The Secretary of State for Health, Jeremy Hunt, recently wrote to the largest social media companies following up on a meeting he had with them before Christmas 2017. He indicated his discontent with the slow progress they were making in areas such as age verification, screen time limits and cyber bullying. He gave them until 30 April to respond with details of the steps they have taken in relation to those points and their intentions in relation to ‘healthy screen time’ for young users. Possible legislation was threatened if the voluntary joint approach continued to prove unsatisfactory. The details of their responses have yet to be made public.
Just what possible future legislation could look like is also not clear at the moment. On 25 May 2018 the General Data Protection Regulation will take direct effect across EU Member States and domestically a new Data Protection Act will also come into force to compliment it and repeal the existing 1998 act. The regulation and act specifically recognise the particular vulnerabilities of children and that they can be less able to appreciate the risks, consequences and safeguards, when it comes to collecting and processing their personal data. The approach of the legislation is to provide enhanced protection for them through increased obligations on the part of data controllers and processors, particularly when their personal data is going to be applied for the purposes of marketing, or creating personality or user profiles.
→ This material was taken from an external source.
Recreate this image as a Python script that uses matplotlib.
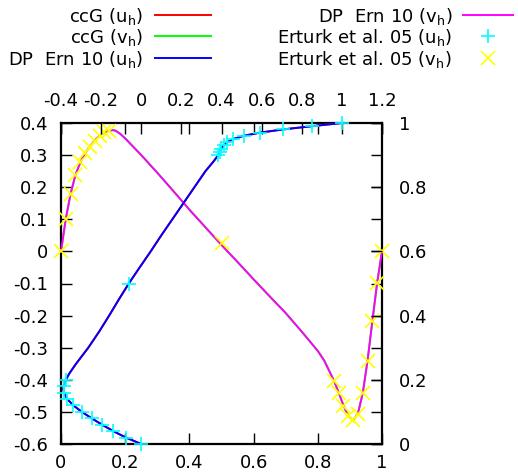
import matplotlib
matplotlib.use("Agg")
import matplotlib.pyplot as plt
from matplotlib.lines import Line2D

plt.rcParams['font.family'] = ['DejaVu Sans']
plt.rcParams['mathtext.default'] = 'regular'

# ---- data ----
# u_h along vertical centerline: position y (right axis), velocity u (top axis)
sim_y = [0.0, 0.02, 0.04, 0.06, 0.08, 0.10, 0.12, 0.14, 0.16, 0.17, 0.18, 0.20,
         0.22, 0.25, 0.30, 0.35, 0.40, 0.45, 0.50, 0.55, 0.60, 0.65, 0.70, 0.75,
         0.80, 0.85, 0.88, 0.90, 0.91, 0.92, 0.93, 0.94, 0.95, 0.96, 0.97, 0.98,
         0.99, 1.0]
sim_u = [0.0, -0.076, -0.139, -0.195, -0.247, -0.296, -0.338, -0.369, -0.385, -0.388,
         -0.387, -0.376, -0.358, -0.325, -0.264, -0.210, -0.160, -0.112, -0.062,
         -0.008, 0.047, 0.100, 0.155, 0.210, 0.265, 0.320, 0.360, 0.384, 0.391,
         0.399, 0.410, 0.428, 0.458, 0.510, 0.592, 0.707, 0.849, 1.0]

# v_h along horizontal centerline: position x (bottom axis), velocity v (left axis)
sim_x = [0.0, 0.015, 0.03, 0.045, 0.06, 0.075, 0.09, 0.105, 0.12, 0.135, 0.15, 0.16,
         0.17, 0.185, 0.20, 0.25, 0.30, 0.35, 0.40, 0.45, 0.50, 0.55, 0.60, 0.65, 0.70,
         0.75, 0.80, 0.82, 0.85, 0.865, 0.88, 0.895, 0.91, 0.925, 0.94, 0.955,
         0.97, 0.985, 1.0]
sim_v = [0.0, 0.102, 0.180, 0.238, 0.277, 0.306, 0.327, 0.345, 0.360, 0.371, 0.376,
         0.378, 0.376, 0.366, 0.352, 0.300, 0.245, 0.188, 0.130, 0.075, 0.020, -0.033,
         -0.087, -0.140, -0.192, -0.250, -0.310, -0.340, -0.402, -0.440, -0.480,
         -0.513, -0.526, -0.505, -0.442, -0.340, -0.217, -0.097, 0.0]

# Erturk et al. 2005 reference data
ert_y = [0.0, 0.02, 0.04, 0.06, 0.08, 0.10, 0.12, 0.14, 0.16, 0.18, 0.20, 0.50,
         0.90, 0.91, 0.92, 0.93, 0.94, 0.95, 0.96, 0.97, 0.98, 0.99, 1.0]
ert_u = [0.0, -0.0757, -0.1392, -0.1951, -0.2472, -0.2960, -0.3381, -0.3690,
         -0.3854, -0.3869, -0.3756, -0.0620, 0.3838, 0.3913, 0.3993, 0.4101,
         0.4276, 0.4582, 0.5102, 0.5917, 0.7065, 0.8486, 1.0]
ert_x = [0.0, 0.015, 0.030, 0.045, 0.060, 0.075, 0.090, 0.105, 0.120, 0.135, 0.150,
         0.500, 0.850, 0.865, 0.880, 0.895, 0.910, 0.925, 0.940, 0.955, 0.970,
         0.985, 1.0]
ert_v = [0.0, 0.1019, 0.1792, 0.2380, 0.2770, 0.3060, 0.3264, 0.3450, 0.3600,
         0.3705, 0.3756, 0.0258, -0.4028, -0.4407, -0.4803, -0.5132, -0.5263,
         -0.5052, -0.4417, -0.3400, -0.2169, -0.0973, 0.0]

bottom_ticks = [0, 0.2, 0.4, 0.6, 0.8, 1]
left_ticks = [-0.6, -0.5, -0.4, -0.3, -0.2, -0.1, 0, 0.1, 0.2, 0.3, 0.4]
top_ticks = [-0.4, -0.2, 0, 0.2, 0.4, 0.6, 0.8, 1, 1.2]
right_ticks = [0, 0.2, 0.4, 0.6, 0.8, 1]

labels = ['ccG (u$_{h}$)', 'ccG (v$_{h}$)', 'DP  Ern 10 (u$_{h}$)',
          'DP  Ern 10 (v$_{h}$)', 'Erturk et al. 05 (u$_{h}$)', 'Erturk et al. 05 (v$_{h}$)']
colors = ['#ff0000', '#00ff00', '#0000ff', '#ff00ff', '#00ffff', '#ffff00']

W, H = 518, 474
fig = plt.figure(figsize=(W / 100, H / 100), dpi=100)
rect = [61 / W, 1 - 444 / H, 321 / W, 321 / H]
ax = fig.add_axes(rect)
ax2 = fig.add_axes(rect, frameon=False)

fs = 13
ax.set_xlim(0, 1)
ax.set_ylim(-0.6, 0.4)
ax2.set_xlim(-0.4, 1.2)
ax2.set_ylim(0, 1)

ax.set_xticks(bottom_ticks)
ax.set_xticklabels(['0', '0.2', '0.4', '0.6', '0.8', '1'])
ax.set_yticks(left_ticks)
ax.set_yticklabels(['-0.6', '-0.5', '-0.4', '-0.3', '-0.2', '-0.1', '0', '0.1', '0.2', '0.3', '0.4'])
ax.tick_params(direction='in', length=8, width=1, labelsize=fs,
               top=True, right=True, labeltop=False, labelright=False)
ax.tick_params(axis='x', pad=7)
ax.tick_params(axis='y', pad=9)

ax2.xaxis.tick_top()
ax2.yaxis.tick_right()
ax2.set_xticks(top_ticks)
ax2.set_xticklabels(['-0.4', '-0.2', '0', '0.2', '0.4', '0.6', '0.8', '1', '1.2'])
ax2.set_yticks(right_ticks)
ax2.set_yticklabels(['0', '0.2', '0.4', '0.6', '0.8', '1'])
ax2.tick_params(direction='in', length=8, width=1, labelsize=fs,
                bottom=False, left=False, labelbottom=False, labelleft=False)
ax2.tick_params(axis='x', pad=9)
ax2.tick_params(axis='y', pad=12)

for s in ax.spines.values():
    s.set_linewidth(1.6)

lw = 1.4
ax2.plot(sim_u, sim_y, color=colors[0], lw=lw, zorder=2)
ax.plot(sim_x, sim_v, color=colors[1], lw=lw, zorder=2)
ax2.plot(sim_u, sim_y, color=colors[2], lw=lw, zorder=3)
ax.plot(sim_x, sim_v, color=colors[3], lw=lw, zorder=3)
ax2.plot(ert_u, ert_y, linestyle='none', marker='+', color=colors[4], ms=10, mew=1.2, zorder=4)
ax.plot(ert_x, ert_v, linestyle='none', marker='x', color=colors[5], ms=10, mew=1.2, zorder=4)
ax2.set_zorder(ax.get_zorder() + 1)
for a in (ax, ax2):
    for c in a.lines:
        c.set_clip_on(False)

# legend (gnuplot style: text then sample)
rows = [15, 36.3, 57.7]
cols = [(143, 155, 211), (452, 463, 513)]
for i, lab in enumerate(labels):
    c = i // 3
    r = i % 3
    tx, l0, l1 = cols[c]
    yy = 1 - rows[r] / H
    fig.text(tx / W, 1 - (rows[r] + 7) / H, lab, ha='right', va='baseline', fontsize=fs)
    if i < 4:
        fig.add_artist(Line2D([l0 / W, l1 / W], [yy, yy], color=colors[i], lw=lw))
    else:
        mk = '+' if i == 4 else 'x'
        fig.add_artist(Line2D([(l0 + l1) / 2 / W], [yy], color=colors[i], marker=mk,
                              ms=10, mew=1.2, linestyle='none'))

fig.savefig('out.png', dpi=100)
The lawful bases for processing personal data will be the same as those for adults contained in Article 6 of the GDPR. However, particular care has to be taken if using the justification of consent for processing personal data. In the UK those offering information society services ie. online shopping, banking, search engines and social media directly to children can only rely on consent if the child is aged 13 or over. The age of consent will be 16 in some other Member countries. The GDPR stipulates age 16 but allows for derogations. Seven other member countries, including Ireland, Spain and Demark, have adopted age 13 too. If the child is under 13 or 16 consent will have to be given by the person with parental authority for the child.
The data controller will also be required to make reasonable efforts to verify in such cases that consent is given or authorised by the holder of parental responsibility over the child, taking into consideration available technology.
However, the consent of the holder of parental responsibility will not be necessary in the context of preventative or counselling services offered directly to a child. Competence is as important a concept under the GDPR as it was with the Data Protection Act 1998.
Children will have the same rights as adults over their personal data. An individual’s right to erasure is particularly relevant if they gave their consent to processing when they were a child, were not fully aware of the risk involved by the processing and later want to remove the personal data, particularly from the internet.
Clause 124(1) of the draft Data Protection Bill sets out the requirement of the Information Commissioner to prepare a code of practice which contains such guidance as she considers appropriate on standards of age-appropriate design of relevant information society services which are likely to be accessed by children. It will have the force of statutory guidance. This has not yet been published but is to be prepared within 18 months of Royal Assent.
It is clear that for controllers and processors the design and default approach to data protection is going to be central to anything relevant to children.
An earlier attempt to regulate an aspect of the internet for child protection purposes has just become live. The Digital Economy Act 2017 received Royal Assent last year. However, its requirements that providers of online pornography ensure age verification of their customers at 18 or over is just beginning to be effective. On 21 February 2018 the British Board of Film Classification was confirmed as the age verification regulator. It will be responsible for identifying and notifying non-complaint providers of online commercial pornography. It will also notify ancillary service providers, payment-services providers and direct internet service providers to block access to non-compliant pornography services. At present there are no figures available in order to bench mark this work. It will take several years yet.
Technology has to a great extent been a source of freedom and awareness for many children but it and the relevant controlling legislation have not kept ahead of the misuse of the internet as a means to groom, exploit and abuse. Some major challenges no doubt await but they need to be considered with haste otherwise by the time they become effective technology will be even further ahead.